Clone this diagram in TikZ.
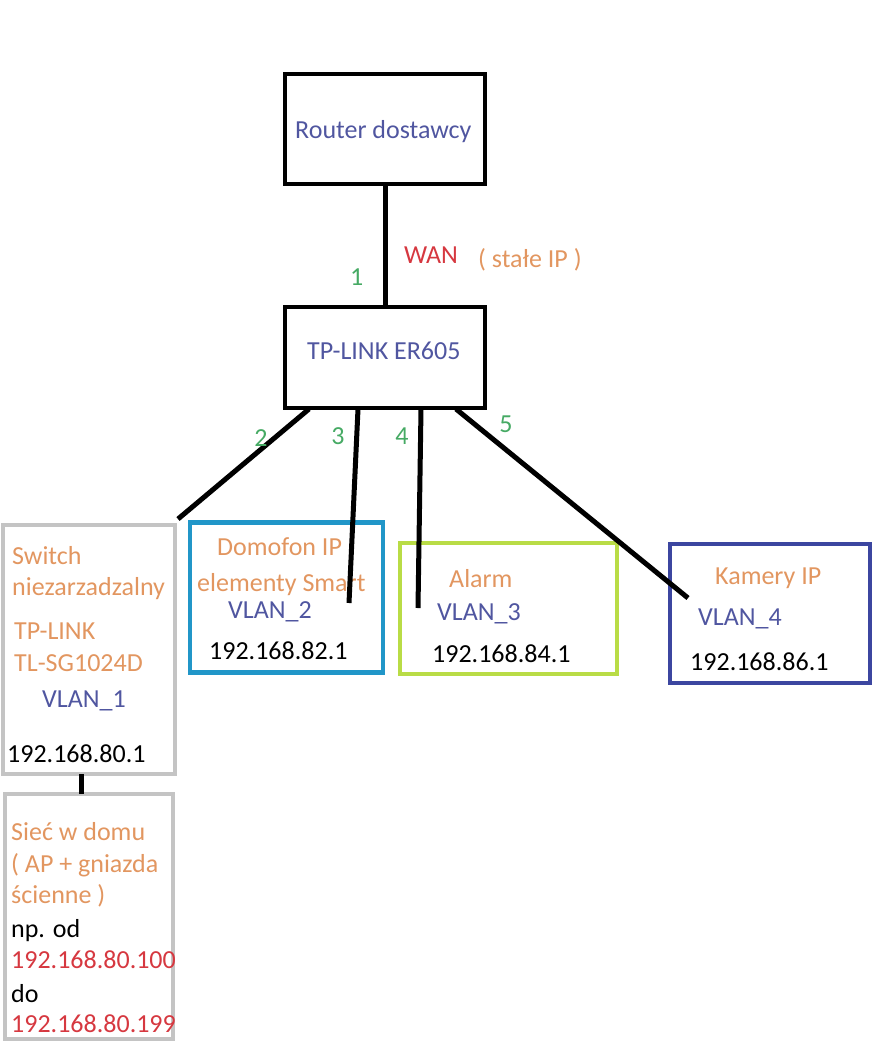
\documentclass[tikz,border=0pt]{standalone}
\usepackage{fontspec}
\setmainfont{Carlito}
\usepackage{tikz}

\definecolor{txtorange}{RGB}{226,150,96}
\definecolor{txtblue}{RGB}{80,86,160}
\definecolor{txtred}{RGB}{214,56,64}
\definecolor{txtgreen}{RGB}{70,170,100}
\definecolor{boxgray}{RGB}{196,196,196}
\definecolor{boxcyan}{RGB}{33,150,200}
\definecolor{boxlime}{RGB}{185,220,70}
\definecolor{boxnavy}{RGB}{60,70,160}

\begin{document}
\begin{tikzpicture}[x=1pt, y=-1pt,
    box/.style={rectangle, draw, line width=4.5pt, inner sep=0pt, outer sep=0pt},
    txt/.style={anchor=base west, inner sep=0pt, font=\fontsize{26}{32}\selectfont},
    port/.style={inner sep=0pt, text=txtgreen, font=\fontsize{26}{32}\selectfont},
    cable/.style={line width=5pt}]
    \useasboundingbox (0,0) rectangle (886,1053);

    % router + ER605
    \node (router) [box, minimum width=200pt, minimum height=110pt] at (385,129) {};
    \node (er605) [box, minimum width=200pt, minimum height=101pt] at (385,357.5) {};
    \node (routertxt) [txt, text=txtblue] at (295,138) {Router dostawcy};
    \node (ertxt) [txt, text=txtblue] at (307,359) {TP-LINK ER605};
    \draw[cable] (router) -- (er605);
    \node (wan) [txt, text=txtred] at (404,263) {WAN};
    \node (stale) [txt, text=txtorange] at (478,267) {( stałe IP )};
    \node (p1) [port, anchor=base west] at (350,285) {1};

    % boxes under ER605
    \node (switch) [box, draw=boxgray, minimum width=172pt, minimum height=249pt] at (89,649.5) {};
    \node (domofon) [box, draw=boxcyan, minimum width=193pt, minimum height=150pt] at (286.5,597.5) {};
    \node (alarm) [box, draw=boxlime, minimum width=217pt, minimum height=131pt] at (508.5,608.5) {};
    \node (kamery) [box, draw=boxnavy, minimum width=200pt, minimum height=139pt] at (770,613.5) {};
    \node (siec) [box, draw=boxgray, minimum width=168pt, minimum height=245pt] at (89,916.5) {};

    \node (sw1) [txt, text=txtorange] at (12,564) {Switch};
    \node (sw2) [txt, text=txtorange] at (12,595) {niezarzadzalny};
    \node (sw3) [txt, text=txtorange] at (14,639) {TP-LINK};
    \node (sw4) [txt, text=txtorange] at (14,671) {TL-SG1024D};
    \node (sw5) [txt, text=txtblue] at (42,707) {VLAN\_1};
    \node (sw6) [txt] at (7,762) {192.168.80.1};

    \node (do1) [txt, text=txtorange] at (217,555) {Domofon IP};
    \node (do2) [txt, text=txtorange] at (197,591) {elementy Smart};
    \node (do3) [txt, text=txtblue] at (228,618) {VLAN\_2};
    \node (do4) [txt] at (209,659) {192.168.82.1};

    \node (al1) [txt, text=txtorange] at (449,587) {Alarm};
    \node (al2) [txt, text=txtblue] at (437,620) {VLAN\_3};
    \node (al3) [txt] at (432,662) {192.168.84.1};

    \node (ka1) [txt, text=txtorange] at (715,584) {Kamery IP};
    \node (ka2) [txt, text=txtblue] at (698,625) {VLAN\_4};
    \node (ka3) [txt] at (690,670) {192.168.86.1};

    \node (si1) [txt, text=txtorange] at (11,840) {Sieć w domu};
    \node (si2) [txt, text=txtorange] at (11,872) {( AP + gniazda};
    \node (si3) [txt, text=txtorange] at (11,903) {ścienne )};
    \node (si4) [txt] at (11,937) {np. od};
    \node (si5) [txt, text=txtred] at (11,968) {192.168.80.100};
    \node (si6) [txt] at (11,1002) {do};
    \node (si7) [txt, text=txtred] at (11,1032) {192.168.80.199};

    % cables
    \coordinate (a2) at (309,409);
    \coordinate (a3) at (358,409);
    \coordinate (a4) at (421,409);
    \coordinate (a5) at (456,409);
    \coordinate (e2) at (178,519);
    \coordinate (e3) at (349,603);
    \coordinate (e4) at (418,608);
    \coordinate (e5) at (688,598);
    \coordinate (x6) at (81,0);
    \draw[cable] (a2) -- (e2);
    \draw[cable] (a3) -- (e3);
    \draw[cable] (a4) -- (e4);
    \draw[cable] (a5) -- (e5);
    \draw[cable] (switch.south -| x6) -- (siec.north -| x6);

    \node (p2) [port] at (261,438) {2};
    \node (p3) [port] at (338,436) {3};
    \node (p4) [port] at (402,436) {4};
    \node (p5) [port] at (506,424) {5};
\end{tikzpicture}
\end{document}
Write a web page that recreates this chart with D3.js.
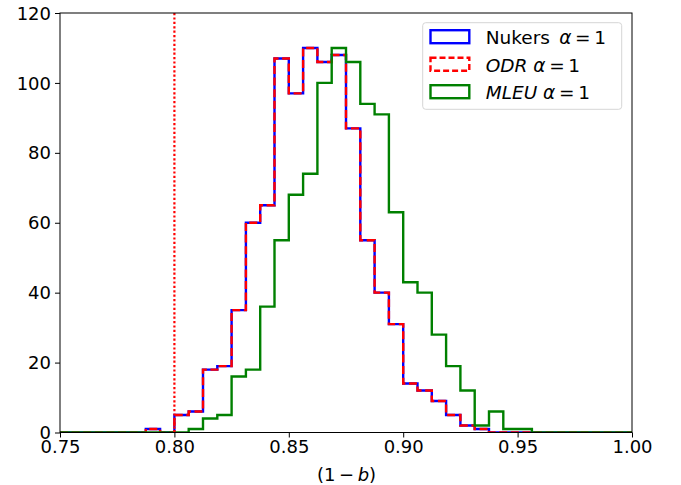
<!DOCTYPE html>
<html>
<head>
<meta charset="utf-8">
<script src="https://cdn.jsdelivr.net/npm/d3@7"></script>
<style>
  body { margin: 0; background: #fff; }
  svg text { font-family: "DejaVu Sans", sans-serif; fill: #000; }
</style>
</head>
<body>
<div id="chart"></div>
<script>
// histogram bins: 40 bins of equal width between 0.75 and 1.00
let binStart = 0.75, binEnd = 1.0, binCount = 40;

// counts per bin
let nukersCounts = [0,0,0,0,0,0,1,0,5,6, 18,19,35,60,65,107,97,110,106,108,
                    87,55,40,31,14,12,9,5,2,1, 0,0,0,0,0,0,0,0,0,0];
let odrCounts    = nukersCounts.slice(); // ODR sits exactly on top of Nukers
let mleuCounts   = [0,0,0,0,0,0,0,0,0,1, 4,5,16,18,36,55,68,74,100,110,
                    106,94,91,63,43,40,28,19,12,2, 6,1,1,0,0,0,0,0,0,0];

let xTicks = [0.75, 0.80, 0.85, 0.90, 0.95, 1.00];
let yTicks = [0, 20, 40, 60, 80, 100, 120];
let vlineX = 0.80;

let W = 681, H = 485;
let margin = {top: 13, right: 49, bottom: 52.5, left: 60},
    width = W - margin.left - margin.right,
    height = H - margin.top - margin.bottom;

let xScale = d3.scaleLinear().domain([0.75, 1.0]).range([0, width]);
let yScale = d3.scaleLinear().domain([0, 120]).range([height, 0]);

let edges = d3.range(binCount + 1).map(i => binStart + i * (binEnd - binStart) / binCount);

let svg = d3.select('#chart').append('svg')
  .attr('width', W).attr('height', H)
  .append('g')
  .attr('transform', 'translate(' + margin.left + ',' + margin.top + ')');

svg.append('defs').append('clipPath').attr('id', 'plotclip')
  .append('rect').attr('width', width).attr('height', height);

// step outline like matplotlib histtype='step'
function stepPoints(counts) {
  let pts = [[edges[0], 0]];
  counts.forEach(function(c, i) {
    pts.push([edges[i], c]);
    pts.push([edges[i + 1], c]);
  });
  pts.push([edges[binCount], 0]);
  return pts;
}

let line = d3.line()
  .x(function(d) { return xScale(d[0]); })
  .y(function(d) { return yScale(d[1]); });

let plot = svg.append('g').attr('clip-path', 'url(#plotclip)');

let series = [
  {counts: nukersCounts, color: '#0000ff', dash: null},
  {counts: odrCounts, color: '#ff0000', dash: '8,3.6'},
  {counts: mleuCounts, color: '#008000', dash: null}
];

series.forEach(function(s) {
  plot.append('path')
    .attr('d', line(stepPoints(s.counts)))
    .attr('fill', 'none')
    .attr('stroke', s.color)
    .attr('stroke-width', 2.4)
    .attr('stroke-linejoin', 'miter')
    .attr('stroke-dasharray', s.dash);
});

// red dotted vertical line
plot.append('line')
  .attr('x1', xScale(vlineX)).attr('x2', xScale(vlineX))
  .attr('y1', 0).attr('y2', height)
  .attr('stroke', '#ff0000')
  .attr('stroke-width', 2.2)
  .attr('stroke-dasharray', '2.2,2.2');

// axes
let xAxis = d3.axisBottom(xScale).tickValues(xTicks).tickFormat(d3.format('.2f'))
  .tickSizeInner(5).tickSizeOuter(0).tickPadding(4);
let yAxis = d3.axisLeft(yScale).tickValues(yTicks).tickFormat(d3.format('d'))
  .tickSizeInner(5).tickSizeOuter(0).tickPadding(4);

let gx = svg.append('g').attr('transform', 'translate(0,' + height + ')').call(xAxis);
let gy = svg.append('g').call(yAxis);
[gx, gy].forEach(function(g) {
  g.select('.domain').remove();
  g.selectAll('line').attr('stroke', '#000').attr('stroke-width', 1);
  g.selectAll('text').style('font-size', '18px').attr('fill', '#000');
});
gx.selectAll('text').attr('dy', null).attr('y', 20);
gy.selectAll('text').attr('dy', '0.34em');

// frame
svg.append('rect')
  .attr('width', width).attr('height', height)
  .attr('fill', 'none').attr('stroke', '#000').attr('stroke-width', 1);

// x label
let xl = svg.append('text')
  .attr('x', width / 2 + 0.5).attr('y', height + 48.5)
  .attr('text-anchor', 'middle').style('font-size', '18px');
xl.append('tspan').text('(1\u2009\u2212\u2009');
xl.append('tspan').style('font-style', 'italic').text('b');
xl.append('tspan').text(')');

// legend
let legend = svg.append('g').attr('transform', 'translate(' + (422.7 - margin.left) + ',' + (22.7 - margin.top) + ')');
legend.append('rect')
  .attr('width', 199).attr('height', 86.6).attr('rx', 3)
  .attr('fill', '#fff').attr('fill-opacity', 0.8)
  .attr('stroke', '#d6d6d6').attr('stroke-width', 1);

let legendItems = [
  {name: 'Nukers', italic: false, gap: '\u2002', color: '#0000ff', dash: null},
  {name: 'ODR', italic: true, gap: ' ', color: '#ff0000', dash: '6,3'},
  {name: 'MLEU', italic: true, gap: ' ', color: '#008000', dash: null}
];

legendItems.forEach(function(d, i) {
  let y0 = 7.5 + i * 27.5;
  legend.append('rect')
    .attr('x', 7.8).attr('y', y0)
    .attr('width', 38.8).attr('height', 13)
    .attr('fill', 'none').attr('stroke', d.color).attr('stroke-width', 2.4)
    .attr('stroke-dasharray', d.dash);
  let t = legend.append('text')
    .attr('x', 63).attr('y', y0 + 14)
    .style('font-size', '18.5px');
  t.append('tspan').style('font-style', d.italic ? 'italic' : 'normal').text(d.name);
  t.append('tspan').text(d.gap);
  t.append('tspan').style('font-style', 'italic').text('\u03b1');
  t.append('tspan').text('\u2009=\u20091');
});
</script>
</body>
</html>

### Aim
Retype, word for word, only the lines from the one containing "Write a web" through the one containing "let binStart = 0.75, binEnd", both included, and leave out any pictures.

### Full response
Write a web page that recreates this chart with D3.js.
<!DOCTYPE html>
<html>
<head>
<meta charset="utf-8">
<script src="https://cdn.jsdelivr.net/npm/d3@7"></script>
<style>
  body { margin: 0; background: #fff; }
  svg text { font-family: "DejaVu Sans", sans-serif; fill: #000; }
</style>
</head>
<body>
<div id="chart"></div>
<script>
// histogram bins: 40 bins of equal width between 0.75 and 1.00
let binStart = 0.75, binEnd = 1.0, binCount = 40;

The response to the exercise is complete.